Prime Minister Shahid Khaqan Abbasi on Friday invited the Turkish entrepreneurs, business giants and mega companies to invest in diverse areas of economy in Pakistan, especially hydel and coal power generation in energy, mining, banking and infrastructure development.
“Your groups can also explore the possibility of investing in food processing industry particularly in milk and fruit concentrate market. Export opportunities through Pakistan to our oil rich Gulf neighborhood and Central Asian Republics are unlimited,” he stressed. The prime minister expressed these views during a meeting with Foreign Economic Relations Board of Turkey (DEIK) here on the sidelines of 9th D-8 Summit. Top leadership of major Turkish companies including Albayrak, Zorlu, STFA, Arcelik, Siyah Kalem and Cagri Makina were also present in the meeting.
Mentioning the investment in Pakistan by some Turkish companies present in the meeting in the areas of infrastructure, transport, beverages and electronics, he said, Pakistan would welcome more companies to invest in diverse areas.
The prime minister said joint ventures in textiles were also viable option as Pakistan had abundant cotton production coupled with a well-trained labor force.
“Pakistan is open for business. It values your investment and has an excellent record of profitability,” he added. Giving a snapshot of country’s economy, the Prime Minister said Pakistan – a nation of 200 million people with a growth rate of 5% and abundant skilled and semi-skilled young labor – was one of the most liberal economies of South Asia at the crossroads of Middle East, Central Asia, South Asia and East Asia. He also mentioned the challenges the PML-N government inherited in 2013 like large fiscal deficit, rising debt burden, unfavorable balance of payments, low foreign exchange reserves, flight of capital, weakening exchange rate and perilously declining investor confidence.
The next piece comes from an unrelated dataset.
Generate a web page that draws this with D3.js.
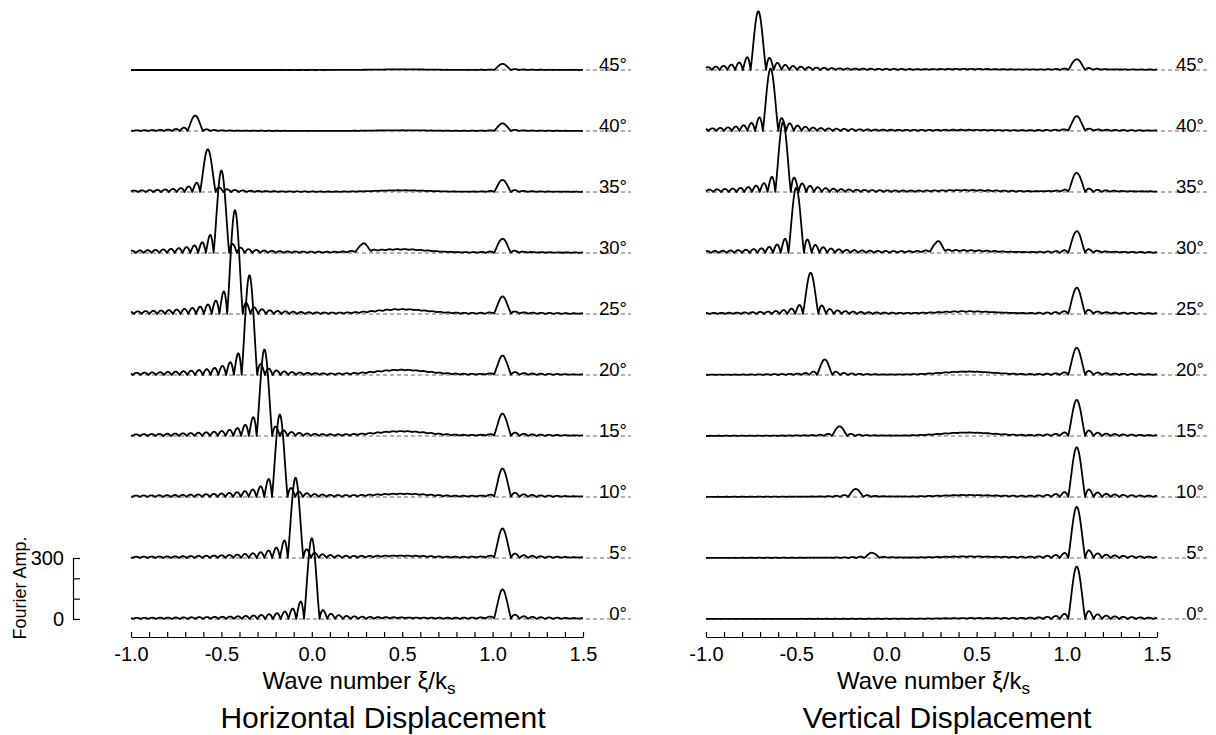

Prime Minister Khaqan Abbasi, however, maintained that with prudent economic measures taken by the present government since 2013-14, the economy has witnessed a smooth upward trend in the growth rate and the real GDP growth which was above 4% in 2013-14 had increased to 5.28% in 2016-17, the highest in ten years.
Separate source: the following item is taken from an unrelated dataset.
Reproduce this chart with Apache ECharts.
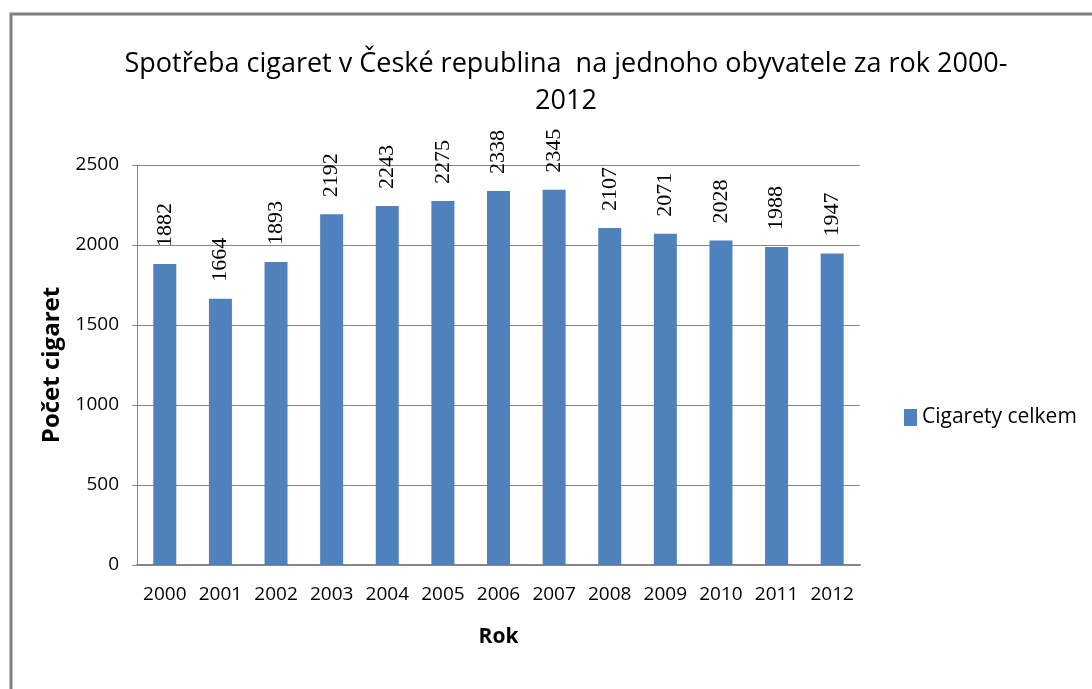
<!DOCTYPE html>
<html>
<head>
<meta charset="utf-8">
<script src="https://cdn.jsdelivr.net/npm/echarts@6/dist/echarts.min.js"></script>
<style>
  html, body { margin: 0; padding: 0; background: #fff; }
  #main { width: 1092px; height: 689px; }
</style>
</head>
<body>
<div id="main"></div>
<script>
let years = ['2000', '2001', '2002', '2003', '2004', '2005', '2006', '2007', '2008', '2009', '2010', '2011', '2012'];
let cigarettes = [1882, 1664, 1893, 2192, 2243, 2275, 2338, 2345, 2107, 2071, 2028, 1988, 1947];
let seriesName = 'Cigarety celkem';
let axisFont = '"Open Sans", sans-serif';

var myChart = echarts.init(document.getElementById('main'));

var option = {
    animation: false,
    backgroundColor: '#fff',
    // grey frame of the chart area (only left and top edges are visible)
    graphic: [{
        type: 'rect',
        shape: { x: 11, y: 14, width: 1300, height: 900 },
        style: { fill: 'none', stroke: '#808080', lineWidth: 3 }
    }],
    title: {
        text: 'Spotřeba cigaret v České republina  na jednoho obyvatele za rok 2000-\n2012',
        left: 561,
        textAlign: 'center',
        top: 41,
        textStyle: {
            fontFamily: '"Open Sans", sans-serif',
            fontSize: 27,
            fontWeight: 'normal',
            color: '#000',
            lineHeight: 37
        }
    },
    legend: {
        orient: 'vertical',
        left: 899,
        top: 402,
        icon: 'rect',
        itemWidth: 13,
        itemHeight: 17,
        itemGap: 6,
        textStyle: {
            fontFamily: '"Open Sans", sans-serif',
            fontSize: 21,
            color: '#000'
        },
        data: [seriesName]
    },
    grid: {
        left: 137,
        right: 232,
        top: 165,
        bottom: 124
    },
    xAxis: {
        type: 'category',
        data: years,
        name: 'Rok',
        nameLocation: 'middle',
        nameGap: 62,
        nameTextStyle: {
            fontFamily: '"Open Sans", sans-serif',
            fontSize: 21,
            fontWeight: 'bold',
            color: '#000'
        },
        axisLine: { lineStyle: { color: '#868686', width: 2 } },
        axisTick: { show: false },
        axisLabel: {
            interval: 0,
            margin: 20,
            fontFamily: axisFont,
            fontSize: 19,
            color: '#000'
        }
    },
    yAxis: {
        type: 'value',
        min: 0,
        max: 2500,
        interval: 500,
        name: 'Počet cigaret',
        nameLocation: 'middle',
        nameGap: 72,
        nameTextStyle: {
            fontFamily: '"Open Sans", sans-serif',
            fontSize: 24,
            fontWeight: 'bold',
            color: '#000'
        },
        axisLine: { show: true, lineStyle: { color: '#868686', width: 1 } },
        axisTick: { show: true, length: 5, lineStyle: { color: '#868686' } },
        axisLabel: {
            margin: 18,
            formatter: (value) => String(value),
            fontFamily: axisFont,
            fontSize: 19,
            color: '#000'
        },
        splitLine: { lineStyle: { color: '#868686', width: 1 } }
    },
    series: [{
        name: seriesName,
        type: 'bar',
        data: cigarettes,
        barWidth: 23,
        itemStyle: { color: '#4F81BD' },
        label: {
            show: true,
            position: 'top',
            rotate: 90,
            align: 'left',
            verticalAlign: 'middle',
            distance: 17,
            fontFamily: '"Liberation Serif", serif',
            fontSize: 22,
            color: '#000'
        }
    }]
};

myChart.setOption(option);
</script>
</body>
</html>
With agriculture meeting its growth target of 3.5% in 2016-17, he said, the services sector grew at 5.8% and revenue collections increased from 8.7% in fiscal year 2013 to 10.7% of GDP in fiscal year 2016. The prime minister said Pakistan’s ranking in the World Bank’s Ease of Doing Business index has improved and the country has been recognized as one of the top ten performers globally in the area of business regulation. With Public Sector Development Program (PSDP) allocations going up to Rs. 800 billion in 2017 from Rs. 384.3 billion in 2013, Pakistan Stock Exchange was ranked the best in Asia and 5th best performing stock market in the world in 2016 by Bloomberg, he added. He reassured the Turkish entrepreneurs that the government would continue to provide them with the maximum facilitation and support. The Turkish companies expressed their keen desire to take advantage of the conducive business environment and investment friendly policies of Pakistan. The prime minister also had a separate meeting with the top management of Zorlu Energy, Turkey. Zorlu Energy has already invested 300 MW in the Quaid-e-Azam Solar Power Park.